Jendela itu, pernah menunjukkan sesuatu yang sampai hari ini masih saya ingat. Waktu itu siang hari, saya mempunyai jadwal tetap untuk tidur siang dan ditinggalkan sendirian. Di kamar itu, bersembunyi di dalam kelambu berwarna merah muda pucat sambil pura-pura menutup mata mengelabui ibu. Setelah ibu pergi, mata saya terbuka, saya merogoh ke bawah bantal tempat menyembunyikan lembaran majalah tua yang  saya dapatkan dari dalam bilik lemari usang di kamar ibu.


Saya suka membaca, tidak ada yang bisa mendistraksi kegiatan saya, kecuali, satu.


Hari itu, musim kemarau, sekitar bulan Agustus, di tanggal yang tidak lagi saya ingat. Angin musim kering melewati celah-celah lubang angin yang menyingkap gorden jendela. Saya melihatnya disana, nenek tua itu berdiri di luar jendela. Itu bukan nenek saya, satu kali pun seumur hidup saya, nenek tidak pernah mengurai rambutnya yang berombak itu. Saya mungkin salah melihatnya sampai jendela itu diketuk dari luar, saya tidak mau melihatnya.


Sejauh yang saya tahu sampai saat ini, suara ketukan yang berasal dari ruang yang berseberangan dengan kita adalah sinyal. Suara ketukan ritmis itu menarik saya dari kenyataan seperti mimpi di siang hari, saya melupakan apa yang saya baca sebelumnya. Ini menarik, tetapi menakutkan, bahkan di siang hari, jendela itu mengirimkan teror untuk pertama kalinya yang dapat saya ingat.

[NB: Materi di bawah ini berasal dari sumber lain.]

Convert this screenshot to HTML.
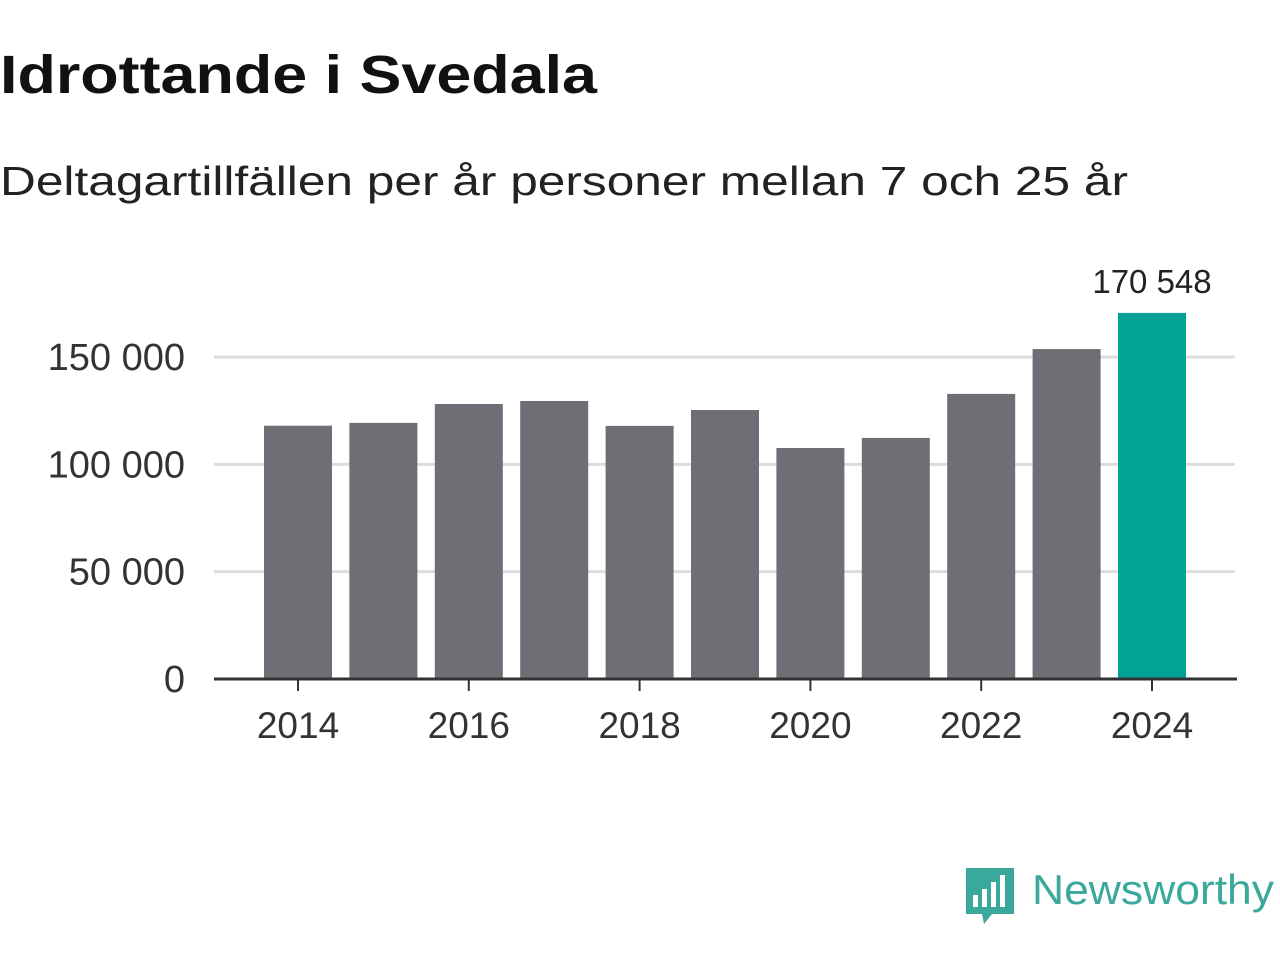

Suaranya hilang, saya melompat dari ranjang yang tinggi itu untuk mengintip. Berharap menemukan sesuatu yang menarik, sesuatu yang menyebabkan jantung saya berdetak lebih cepat daripada saat ini.


Dia, masih disana.


Menatap ke arah selatan, rambutnya putih berkilau karena minyak dan tergerai lurus entah seberapa. Saya hanya mampu melihat kepalanya, baunya seperti minyak rambut lama yang sering dipakai nenek saya, sangat menyengat. Tak lama kemudian tercium bau minyak tanah pekat, bersama dengan hembusan angin yang menerbangkan gorden jendela.

Saya masih menatap kepalanya, anginnya berhenti dan gorden itu menutup jendela. Saya merasa kaki saya ditepuk dua kali, ada tangan kurus dingin yang mencekal pergelangannya. Saya terkejut sampai nyaris berteriak, sebelum terbangun. Semuanya seperti mimpi, saya melihat ibu saya sedang tersenyum, mengatakan saya harus bangun untuk mandi sore.


Saya kebingungan, semuanya lebih terasa seperti realita jika dinyatakan sebagai mimpi. Semuanya terproyeksi sampai angin sore yang berhembus menerbangkan gorden jendela masih membawa bau yang sama. Bau minyak rambut milik nenek dengan aroma minyak tanah dan kayu bakar yang menyengat. Saya tidak menyukainya.


Ini jurnal kedua yang menceritakan pengalaman misteri saya di bawah usia 10 tahun.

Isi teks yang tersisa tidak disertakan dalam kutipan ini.